New EU fiscal law can boost growth and competitiveness while maintaining fiscal responsibility - MEP Kelleher

Published on: 23 April 2024

“Striking the right balance between the EU’s fiscal sustainability and supporting growth and competitiveness is at the heart of the final negotiated agreement on the Union’s Economic Governance Review,” says Irish MEP, Billy Kelleher.

Kelleher, who led the negotiations on behalf of the centrist Renew Europe group in the Parliament, and who played the kingmaker role when it came to forming a majority coalition, was speaking as assent to the final deal struck between the European Parliament and the European Council was given in Strasbourg this week.

“This compromise provides for an updated economic governance framework for all 27 EU Member States. In 2020, the EU´s existing fiscal rules were suspended to allow Member States greater budgetary flexibility to cope with the impact and aftermath of the Covid 19 pandemic, as well as the war in Ukraine and the ongoing conflicts in the Middle East.

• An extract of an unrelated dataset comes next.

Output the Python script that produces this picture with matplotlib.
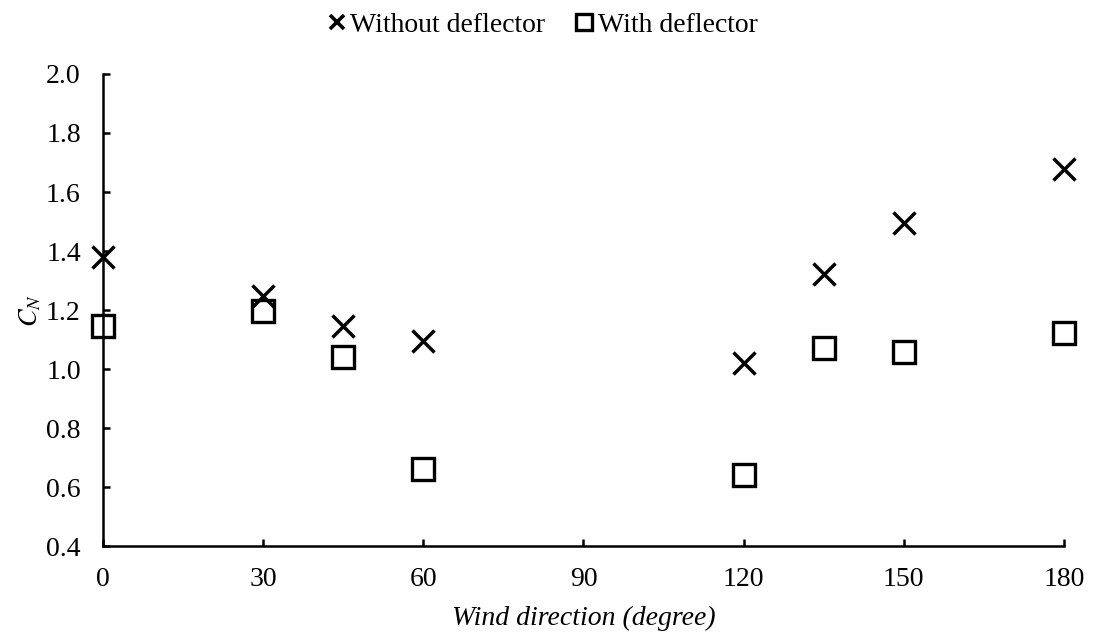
import matplotlib
matplotlib.use("Agg")
import matplotlib.pyplot as plt
from matplotlib.lines import Line2D

# Normal force coefficient versus wind direction
wind_direction = [0, 30, 45, 60, 120, 135, 150, 180]
cn_without = [1.38, 1.246, 1.146, 1.096, 1.021, 1.323, 1.495, 1.679]
cn_with = [1.145, 1.197, 1.040, 0.662, 0.641, 1.070, 1.059, 1.121]

x_ticks = [0, 30, 60, 90, 120, 150, 180]
y_ticks = [0.4, 0.6, 0.8, 1.0, 1.2, 1.4, 1.6, 1.8, 2.0]

plt.rcParams["font.family"] = ["Liberation Serif", "DejaVu Serif"]
plt.rcParams["mathtext.fontset"] = "stix"

fig = plt.figure(figsize=(10.93, 6.39), dpi=100)
ax = fig.add_axes([0.0942, 0.1455, 0.8793, 0.7387])

ax.plot(wind_direction, cn_without, linestyle="none", marker="x",
        markersize=16, markeredgewidth=2.5, color="black",
        clip_on=False, zorder=3)
ax.plot(wind_direction, cn_with, linestyle="none", marker="s",
        markersize=16, markeredgewidth=2.4, markerfacecolor="none",
        markeredgecolor="black", clip_on=False, zorder=3)

ax.set_xlim(0, 180)
ax.set_ylim(0.4, 2.0)
ax.set_xticks(x_ticks)
ax.set_yticks(y_ticks)
ax.set_yticklabels([f"{v:.1f}" for v in y_ticks])

for side in ("top", "right"):
    ax.spines[side].set_visible(False)
for side in ("left", "bottom"):
    ax.spines[side].set_linewidth(1.8)

ax.tick_params(axis="both", direction="in", length=5, width=1.8,
               labelsize=20)
ax.tick_params(axis="x", pad=15)
ax.tick_params(axis="y", pad=16)

ax.set_xlabel("Wind direction (degree)", fontsize=20, style="italic",
              labelpad=10)
ax.set_ylabel("$C_N$", fontsize=19, labelpad=2)

legend_handles = [
    Line2D([], [], linestyle="none", marker="x", markersize=10.5,
           markeredgewidth=2.6, color="black", label="Without deflector"),
    Line2D([], [], linestyle="none", marker="s", markersize=11.5,
           markeredgewidth=2.4, markerfacecolor="none",
           markeredgecolor="black", label="With deflector"),
]
fig.legend(handles=legend_handles, loc="upper center",
           bbox_to_anchor=(0.497, 1.0), ncol=2, frameon=False, fontsize=20,
           handlelength=0.6, handletextpad=0.2, columnspacing=1.1,
           borderaxespad=0.05)

fig.savefig("out.png", dpi=100)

“With the reactivation of the EU’s Stability and Growth Pact in 2024, I made sure that the new framework strikes the right balance between the need to stabilise our economy and return to sustainable debt levels on the one hand and have enough flexibility for promoting the strategic investments and reforms the EU needs on the other.

“Applying the same rules as the past would undoubtedly mean a return to austerity for many Member States and would inhibit the EU’s ability to compete with key geopolitical players such as China, the US and India in an increasingly volatile world.

“The last few years have been tumultuous, tough on our citizens, and a burden on our economy. This framework helps Member States determine a tailored-made plan to return to sustainable debt levels, whilst having the necessary flexibility to make investments for our future, as well as the necessary tools to address the climate-related challenges we face.

“Contrary to what some political groups and activists say, this new framework does not prohibit any investments but does help channel public money into much-needed reforms and investments.

“As a responsible politician and as someone charged with legislating for the Union’s future, I do not have the luxury of accessing the magic money tree that most left wing politicians believe will fund all their political promises.

“I believe that this agreement will allow Member States to address existing investment gaps by providing enough fiscal space for strategic public spending that will both strengthen the EU Single Market and help to deliver the digital and green transitions,” concluded Kelleher.